The incorporation of genre by formats proved hugely successful from the 1970s to the 1990s. Categories of mainstream music multiplied, major record labels learned boutique approaches to rival indies in what Timothy Dowd calls “decentralized” music selling, and the global sounds that Israeli sociologist Motti Regev sums up as “pop-rock” fused national genres with a common international structure of hitmaking, fueled by the widespread licensing in the 1980s of commercial radio channels in countries formerly limited to government broadcasting. In 2000, I was given the opportunity, for a New York Times feature, to survey a list of the top 1,000 selling albums and top 200 artists by total US sales, as registered by SoundScan’s barcode-scanning process since the service’s introduction in 1991. The range was startling: twelve albums on the list by Nashville’s Garth Brooks, but also twelve by the Beatles and more than twenty linked to the gangsta rappers in N.W.A. Female rocker Alanis Morissette topped the album list, with country and AC singer Shania Twain not far behind. Reggae’s Bob Marley had the most popular back-catalogue album, with mammoth total sales for pre-rock vocalist Barbra Streisand and jazz’s Miles Davis. Even “A Horse with No Name” still had fans:America’s Greatest Hits made a top 1,000 list that was 30 percent artists over forty years old in 2000 and one-quarter 1990s teen pop like Backstreet Boys. Pop meant power ballads (Mariah Carey, Celine Dion), rock (Pink Floyd, Metallica, Pearl Jam), and Latin voices (Selena, Marc Anthony), five mellow new age Enya albums, and four noisy Jock Jams compilations.

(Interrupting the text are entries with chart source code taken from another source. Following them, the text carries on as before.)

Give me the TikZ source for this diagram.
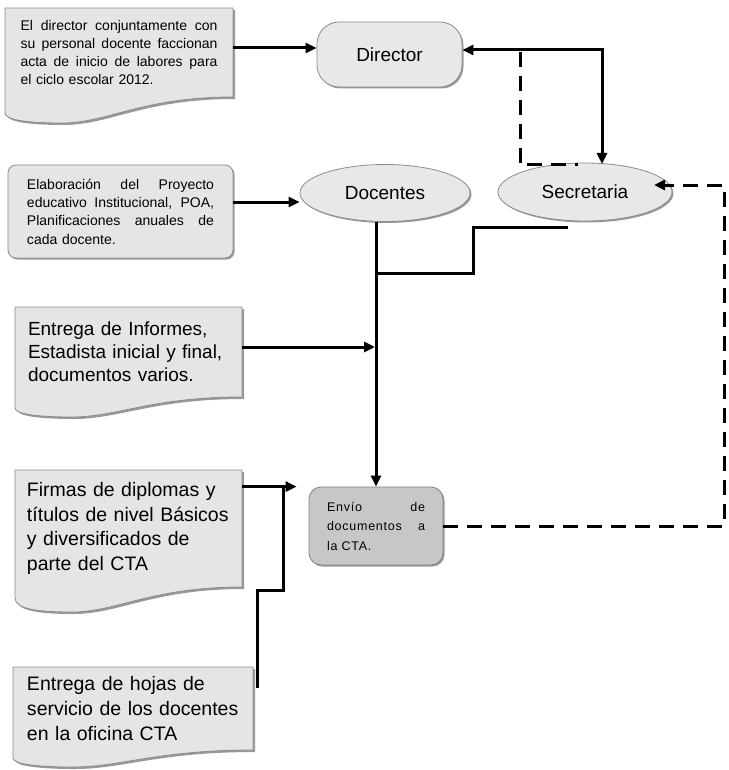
\documentclass[tikz,border=0pt]{standalone}
\usepackage{fontspec}
\setmainfont{Liberation Sans}
\usetikzlibrary{arrows.meta,shapes.geometric,calc,shadows}
\newcommand\mydoc[6]{%
  \path[fill=black!40] ({#1+2},{#2+2}) -- ({#3+2},{#2+2}) -- ({#3+2},{#4+2})
    .. controls ({#1+2+0.6*(#3-#1)},{#4+2}) and ({#1+2+0.45*(#3-#1)},{#5+2}) .. ({#1+2+0.25*(#3-#1)},{#5+2})
    .. controls ({#1+2+0.1*(#3-#1)},{#5+2}) and ({#1+2},{#5-1}) .. ({#1+2},{#6+2}) -- cycle;
  \path[docfill] (#1,#2) -- (#3,#2) -- (#3,#4)
    .. controls ({#1+0.6*(#3-#1)},#4) and ({#1+0.45*(#3-#1)},#5) .. ({#1+0.25*(#3-#1)},#5)
    .. controls ({#1+0.1*(#3-#1)},#5) and (#1,{#5-3}) .. (#1,#6) -- cycle;}
\newcommand\jline[2]{\makebox[#1][s]{\spaceskip=0pt\xspaceskip=0pt\relax #2}}
\begin{document}
\begin{tikzpicture}[x=1pt,y=-1pt,
  tipa/.tip={Triangle[length=11pt,width=10pt]},
  conn/.style={line width=3pt},
  arr/.style={conn,-tipa},
  dconn/.style={line width=3pt,dash pattern=on 15pt off 9pt},
  docfill/.style={fill=black!10,draw=black!45,line width=0.8pt},
  doctext/.style={inner sep=0pt,align=left},
  shad/.style={drop shadow={shadow xshift=1.5pt,shadow yshift=-1.5pt,fill=black!40,opacity=1}},
  ell/.style={ellipse,fill=black!9,draw=black!45,line width=0.8pt,shad,inner sep=0pt,font=\fontsize{19}{22}\selectfont},
  dirbox/.style={rectangle,rounded corners=22pt,fill=black!9,draw=black!45,line width=0.8pt,shad,inner sep=0pt,font=\fontsize{19}{22}\selectfont},
  envbox/.style={rectangle,rounded corners=12pt,fill=black!22,draw=black!50,line width=0.8pt,shad,inner sep=0pt,align=left,font=\fontsize{12.5}{19.5}\selectfont\addfontfeatures{LetterSpace=6}},
  roundbox/.style={rectangle,rounded corners=8pt,fill=black!10,draw=black!45,line width=0.8pt,shad,inner sep=0pt,align=left}
]
\useasboundingbox (0,0) rectangle (728,770);

% document shapes
\mydoc{5}{8}{233}{97}{123}{113}
\mydoc{15}{307}{242}{397}{417}{408}
\mydoc{15}{470}{242}{587}{612}{598}
\mydoc{13}{667}{253}{750}{767}{758}

% text of document shapes
\node[doctext,minimum width=228pt,minimum height=89pt,text width=197pt,font=\fontsize{14}{18.3}\selectfont] (doc1) at (119,52.5)
 {\jline{197pt}{El director conjuntamente con}\\
  \jline{197pt}{su personal docente faccionan}\\
  \jline{197pt}{acta de inicio de labores para}\\
  el ciclo escolar 2012.};

\node[roundbox,minimum width=225pt,minimum height=93pt,text width=187pt,font=\fontsize{14}{18.3}\selectfont] (doc2) at (120.5,211.5)
 {\jline{187pt}{Elaboración del Proyecto}\\
  \jline{187pt}{educativo Institucional, POA,}\\
  \jline{187pt}{Planificaciones anuales de}\\
  cada docente.};

\node[doctext,minimum width=227pt,minimum height=90pt,text width=201pt,font=\fontsize{19}{23}\selectfont] (doc3) at (128.5,352)
 {Entrega de Informes,\\Estadista inicial y final,\\documentos varios.};

\node[doctext,minimum width=227pt,minimum height=117pt,text width=203pt,font=\fontsize{19.5}{24.5}\selectfont] (doc4) at (128.5,528.5)
 {Firmas de diplomas y\\títulos de nivel Básicos\\y diversificados de\\parte del CTA};

\node[doctext,minimum width=240pt,minimum height=83pt,text width=212pt,font=\fontsize{19.5}{25}\selectfont] (doc5) at (133,708.5)
 {Entrega de hojas de\\servicio de los docentes\\en la oficina CTA};

% main nodes
\node[dirbox,minimum width=145pt,minimum height=65pt] (director) at (389.5,54.5) {Director\hspace{39pt}};
\node[ell,minimum width=170pt,minimum height=57pt] (docentes) at (385,193) {Docentes\hspace{26pt}};
\node[ell,minimum width=174pt,minimum height=58pt] (secretaria) at (585,192) {Secretaria\hspace{14pt}};
\node[envbox,minimum width=134pt,minimum height=78pt,text width=98pt] (envio) at (376,526)
 {\jline{98pt}{Envío de}\\\jline{98pt}{documentos a}\\la CTA.};

% helper coordinates
\coordinate (y48) at (0,48);
\coordinate (y50) at (0,50);
\coordinate (y202) at (0,202);
\coordinate (y347) at (0,347);
\coordinate (sTop) at (602,164);
\coordinate (dA) at (520,52);
\coordinate (dB) at (578,165);
\coordinate (s1) at (568,227);
\coordinate (s2) at (473,273);
\coordinate (t4) at ([xshift=-12pt]envio.north west);
\coordinate (b4) at (283,590);
\coordinate (c5) at ([xshift=4pt,yshift=-21pt]doc5.north east);
\coordinate (rx) at (724,0);
\coordinate (sR) at (654,185);

% connectors
\draw[arr] (doc1.east |- y48) -- (director.west |- y48);
\draw[conn,tipa-tipa] (director.east |- y50) -| (sTop);
\draw[dconn] (dA) |- (dB);
\draw[arr] (doc2.east |- y202) -- (docentes.west |- y202);
\draw[arr] (docentes.south -| envio.north) -- (envio.north);
\draw[conn] (s1) -| (s2) -- (envio.north |- s2);
\draw[arr] (doc3.east |- y347) -- ([xshift=-1pt]envio.north |- y347);
\draw[arr] (doc4.east |- t4) -- (t4);
\draw[conn] (c5) |- (b4) -- (b4 |- t4);
\draw[dconn,-tipa] (envio.east) -| (rx |- sR) -- (sR);
\end{tikzpicture}
\end{document}
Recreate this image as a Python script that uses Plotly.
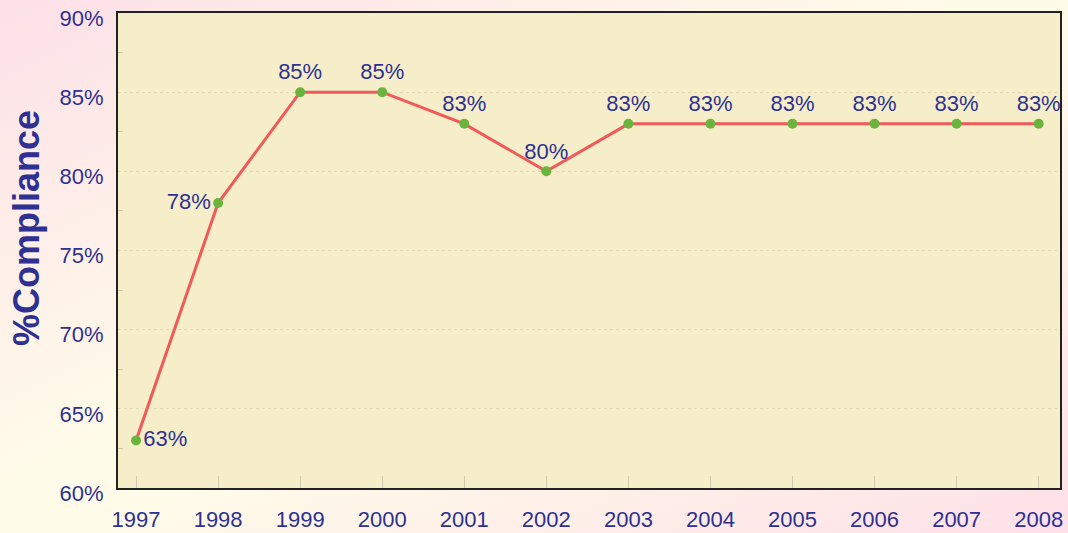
import base64
import plotly.graph_objects as go

years = [1997, 1998, 1999, 2000, 2001, 2002, 2003, 2004, 2005, 2006, 2007, 2008]
compliance = [63, 78, 85, 85, 83, 80, 83, 83, 83, 83, 83, 83]
labels = [f"{v}%" for v in compliance]
label_pos = ["middle right", "middle left"] + ["top center"] * 10
y_ticks = [60, 65, 70, 75, 80, 85, 90]
y_ticktext = [f"{v}%" for v in y_ticks]

W, H = 1068, 533
ML, MR, MT, MB = 118, 8, 13, 45
PW, PH = W - ML - MR, H - MT - MB

svg = f'''<svg xmlns="http://www.w3.org/2000/svg" width="{W}" height="{H}" preserveAspectRatio="none">
<defs><linearGradient id="g" x1="0" y1="0" x2="1" y2="1">
<stop offset="0" stop-color="#fde0e8"/>
<stop offset="0.45" stop-color="#fffbe9"/>
<stop offset="0.55" stop-color="#fffbe9"/>
<stop offset="1" stop-color="#fde0e8"/>
</linearGradient></defs>
<rect width="{W}" height="{H}" fill="url(#g)"/></svg>'''
bg_src = "data:image/svg+xml;base64," + base64.b64encode(svg.encode()).decode()

text_color = "#2e3192"
FONT = "Liberation Sans, Arial, sans-serif"

fig = go.Figure()
fig.add_trace(go.Scatter(
    x=years, y=compliance,
    mode="lines+markers+text",
    line=dict(color="#f05a5a", width=3),
    marker=dict(color="#6ab43e", size=10),
    text=labels, textposition=label_pos,
    textfont=dict(family=FONT, size=22, color=text_color),
    cliponaxis=False,
    hoverinfo="skip",
))

fig.update_layout(
    width=W, height=H,
    margin=dict(l=ML, r=MR, t=MT, b=MB, autoexpand=False),
    paper_bgcolor="#fdf0ea",
    plot_bgcolor="#f5eec8",
    showlegend=False,
    font=dict(family=FONT, color=text_color),
    images=[dict(source=bg_src, xref="paper", yref="paper", x=-ML/PW, y=1 + MT/PH,
                 sizex=W/PW, sizey=H/PH, sizing="stretch", layer="below",
                 xanchor="left", yanchor="top")],
    shapes=[dict(type="rect", xref="paper", yref="paper", x0=0, x1=1, y0=0, y1=1,
                 fillcolor="#f5eec8", line=dict(width=0), layer="below")],
    annotations=[dict(text="<b>%Compliance</b>", xref="paper", yref="paper",
                      x=(27 - ML)/PW, y=(H - MB - 228)/PH, xanchor="center", yanchor="middle",
                      textangle=-90, showarrow=False,
                      font=dict(size=36, color=text_color, family=FONT))],
)
fig.update_xaxes(
    range=[1996.78, 2008.26], tickvals=years, ticktext=[str(y) for y in years],
    ticks="inside", ticklen=12, tickcolor="#cfc9b0", tickwidth=1,
    tickfont=dict(size=22, color=text_color), ticklabelstandoff=11,
    showgrid=False, zeroline=False, automargin=False,
    showline=True, linecolor="#222222", linewidth=2, mirror=True,
)
fig.update_yaxes(
    range=[60, 90], tickvals=y_ticks, ticktext=y_ticktext,
    ticks="", tickfont=dict(size=22, color=text_color), ticklabelstandoff=8,
    ticklabelshift=5, automargin=False,
    showgrid=True, gridcolor="#e2dbb6", griddash="dot", gridwidth=1,
    zeroline=False,
    showline=True, linecolor="#222222", linewidth=2, mirror=True,
    minor=dict(tickvals=[62.5, 67.5, 72.5, 77.5, 82.5, 87.5], ticks="inside",
               ticklen=5, tickcolor="#cfc9b0", showgrid=False),
)

fig.write_html("out.html", config={"displayModeBar": False},
               post_script="document.body.style.margin='0';")
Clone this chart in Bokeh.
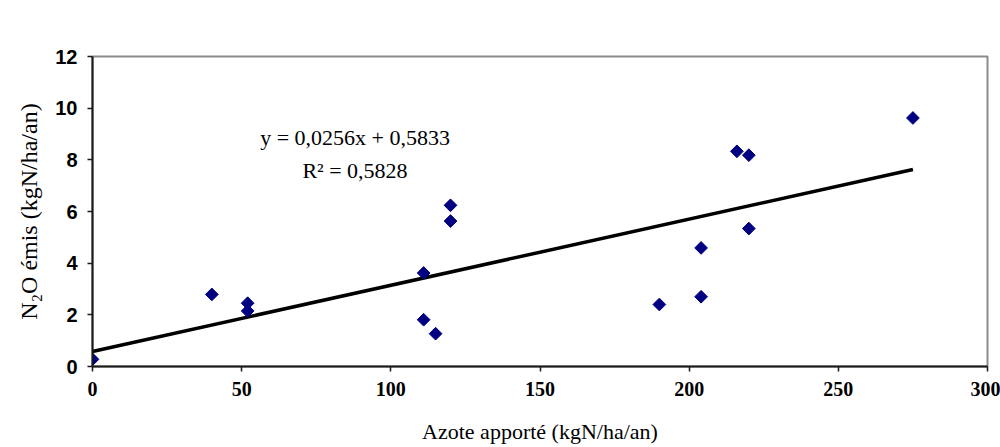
import math
from bokeh.plotting import figure
from bokeh.models import FixedTicker, Range1d, Label
from bokeh.embed import file_html
from bokeh.resources import INLINE

# Data
n_apport = [0, 40, 52, 52, 111, 111, 115, 120, 120, 190, 204, 204, 216, 220, 220, 275]
n2o_emis = [0.28, 2.79, 2.45, 2.15, 3.62, 1.81, 1.27, 6.24, 5.63, 2.40, 4.59, 2.70, 8.33, 8.18, 5.34, 9.62]
slope = 0.0256
intercept = 0.5833
r2 = 0.5828
x_ticks = [0, 50, 100, 150, 200, 250, 300]
y_ticks = [0, 2, 4, 6, 8, 10, 12]

p = figure(width=1000, height=447, output_backend="svg", toolbar_location=None,
           x_range=Range1d(0, 300), y_range=Range1d(0, 12),
           min_border_left=92, min_border_right=13, min_border_top=56, min_border_bottom=81)
p.background_fill_color = "white"
p.border_fill_color = "white"
p.outline_line_color = "#8c8c8c"
p.outline_line_width = 2
p.xgrid.visible = False
p.ygrid.visible = False

for ax in (p.xaxis[0], p.yaxis[0]):
    ax.axis_line_color = "#1a1a1a"
    ax.axis_line_width = 2
    ax.major_tick_line_color = "#1a1a1a"
    ax.major_tick_line_width = 1.5
    ax.major_tick_out = 5
    ax.major_tick_in = 0
    ax.minor_tick_line_color = None
    ax.major_label_text_font_style = "bold"
    ax.major_label_text_color = "black"
    ax.axis_label_text_color = "black"
    ax.axis_label_text_font = "Liberation Serif"
    ax.axis_label_text_font_style = "normal"

p.xaxis.ticker = FixedTicker(ticks=x_ticks)
p.yaxis.ticker = FixedTicker(ticks=y_ticks)
p.xaxis.major_label_text_font = "Liberation Serif"
p.xaxis.major_label_text_font_size = "20px"
p.xaxis.major_label_standoff = 10
p.yaxis.major_label_text_font = "Liberation Sans"
p.yaxis.major_label_text_font_size = "20px"
p.yaxis.major_label_standoff = 10
p.xaxis.axis_label = "Azote apporté (kgN/ha/an)"
p.yaxis.axis_label = "N\u2082O émis (kgN/ha/an)"
p.xaxis.axis_label_text_font_size = "22px"
p.yaxis.axis_label_text_font_size = "24px"
p.xaxis.axis_label_standoff = 20
p.yaxis.axis_label_standoff = 10

# trend line over the data span
x0, x1 = min(n_apport), max(n_apport)
p.line([x0, x1], [slope * x0 + intercept, slope * x1 + intercept],
       line_color="black", line_width=3.5)

# points
p.scatter(n_apport, n2o_emis, marker="square", angle=math.pi / 4, size=9,
          fill_color="#000080", line_color="#000080")

eq = "y = " + f"{slope:.4f}".replace(".", ",") + "x + " + f"{intercept:.4f}".replace(".", ",")
rr = "R\u00b2 = " + f"{r2:.4f}".replace(".", ",")
p.add_layout(Label(x=88, y=8.88, text=eq, text_align="center", text_baseline="middle",
                   text_font="Liberation Serif", text_font_size="22px", text_color="black"))
p.add_layout(Label(x=88, y=7.6, text=rr, text_align="center", text_baseline="middle",
                   text_font="Liberation Serif", text_font_size="22px", text_color="black"))

open("out.html", "w").write(file_html(p, INLINE))
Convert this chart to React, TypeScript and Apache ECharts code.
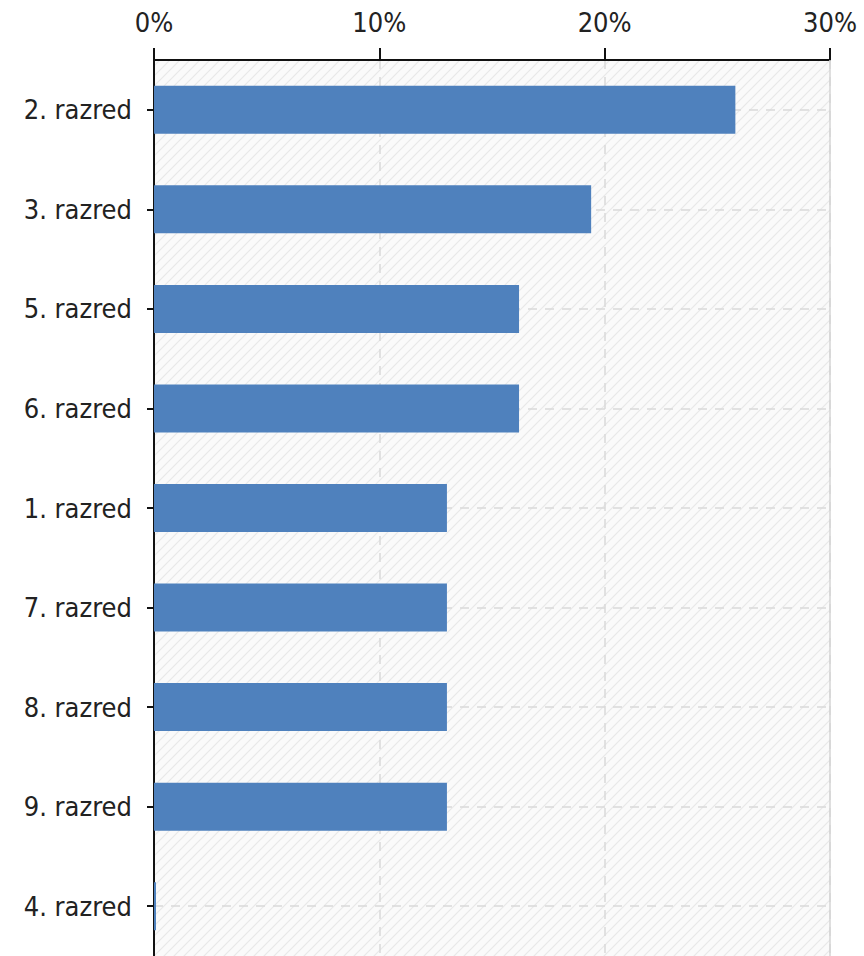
import React, { useEffect, useRef } from "react";
import * as echarts from "echarts";

const categories = [
  "2. razred",
  "3. razred",
  "5. razred",
  "6. razred",
  "1. razred",
  "7. razred",
  "8. razred",
  "9. razred",
  "4. razred",
];
const values = [25.8, 19.4, 16.2, 16.2, 13.0, 13.0, 13.0, 13.0, 0];
const xMin = 0;
const xMax = 30;
const xInterval = 10;

const FONT = "'DejaVu Sans Condensed', 'DejaVu Sans', sans-serif";

function makeHatch(): string {
  const c = document.createElement("canvas");
  const s = 10;
  c.width = s;
  c.height = s;
  const ctx = c.getContext("2d")!;
  ctx.fillStyle = "#fafafa";
  ctx.fillRect(0, 0, s, s);
  ctx.strokeStyle = "#e8e8e8";
  ctx.lineWidth = 1.2;
  const seg = (x1: number, y1: number, x2: number, y2: number) => {
    ctx.beginPath();
    ctx.moveTo(x1, y1);
    ctx.lineTo(x2, y2);
    ctx.stroke();
  };
  seg(0, s, s, 0);
  seg(-s, s, s, -s);
  seg(0, 2 * s, 2 * s, 0);
  return c.toDataURL();
}

export default function App() {
  const ref = useRef<HTMLDivElement>(null);
  useEffect(() => {
    if (!ref.current) return;
    const chart = echarts.init(ref.current, undefined, { renderer: "svg" });
    const hatch = makeHatch();
    chart.setOption({
      animation: false,
      grid: {
        left: 154,
        right: 34,
        top: 60,
        bottom: 0,
        show: true,
        borderWidth: 0,
        backgroundColor: { image: hatch, repeat: "repeat" } as any,
      },
      xAxis: {
        type: "value",
        position: "top",
        min: xMin,
        max: xMax,
        interval: xInterval,
        axisLine: { show: true, lineStyle: { color: "#111", width: 2 } },
        axisTick: { show: true, length: 12, lineStyle: { color: "#111", width: 2 } },
        axisLabel: {
          formatter: "{value}%",
          margin: 24,
          color: "#222",
          fontSize: 27,
          fontFamily: FONT,
        },
        splitLine: {
          show: true,
          lineStyle: { color: "#d9d9d9", type: [9, 8], width: 1.5 },
        },
      },
      yAxis: {
        type: "category",
        inverse: true,
        data: categories,
        axisLine: { show: true, lineStyle: { color: "#111", width: 2 } },
        axisTick: { show: true, length: 7, alignWithLabel: true, lineStyle: { color: "#111", width: 2 } },
        axisLabel: {
          margin: 22,
          color: "#222",
          fontSize: 27,
          fontFamily: FONT,
        },
        splitLine: { show: false },
      },
      series: [
        {
          type: "line",
          data: [],
          silent: true,
          z: 1,
          markLine: {
            silent: true,
            z: 1,
            symbol: "none",
            label: { show: false },
            lineStyle: { color: "#d9d9d9", type: [9, 8], width: 1.5 },
            data: [
              ...categories.map((c) => ({ yAxis: c })),
              { xAxis: xMax, lineStyle: { color: "#d4d4d4", type: "solid", width: 1.5 } },
            ],
          },
        },
        {
          type: "bar",
          data: values,
          barWidth: 48,
          barMinHeight: 2,
          z: 2,
          itemStyle: { color: "#4f81bd" },
        },
      ],
    });
    return () => chart.dispose();
  }, []);
  return (
    <div
      ref={ref}
      style={{ position: "absolute", left: 0, top: 0, width: 864, height: 956 }}
    />
  );
}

Yet nearly all this spectrum of sound was owned by a shrinking number of multinationals, joined as the 1990s ended by a new set of vast radio chains like Clear Channel, allowed by a 1996 Telecommunications Act in the corporate liberal spirit of the 1927 policies. The role of music in sparking countercultural liberation movements had matured into a well-understood range of scenes feeding into mainstreams, or train-wreck moments by tabloid pop stars appreciated with camp irony by omnivorous tastemakers. The tightly formatted world that Jim Ladd feared and Clive Davis coveted had come to pass. Was this true diversity, or a simulation? As Keith Negus found when he spoke with those participating in the global pop order, genre convictions still pressed against format pragmatism. Rock was overrepresented at record labels. Genre codes shaped the corporate cultures that framed the selling of country music, gangsta rap, and Latin pop. “The struggle is not between commerce and creativity,” Negus concluded, “but about what is to be commercial and creative.” The friction between competing notions of how to make and sell music had resulted in a staggering range of product, but also intractable disagreements over that product’s value within cultural hierarchies.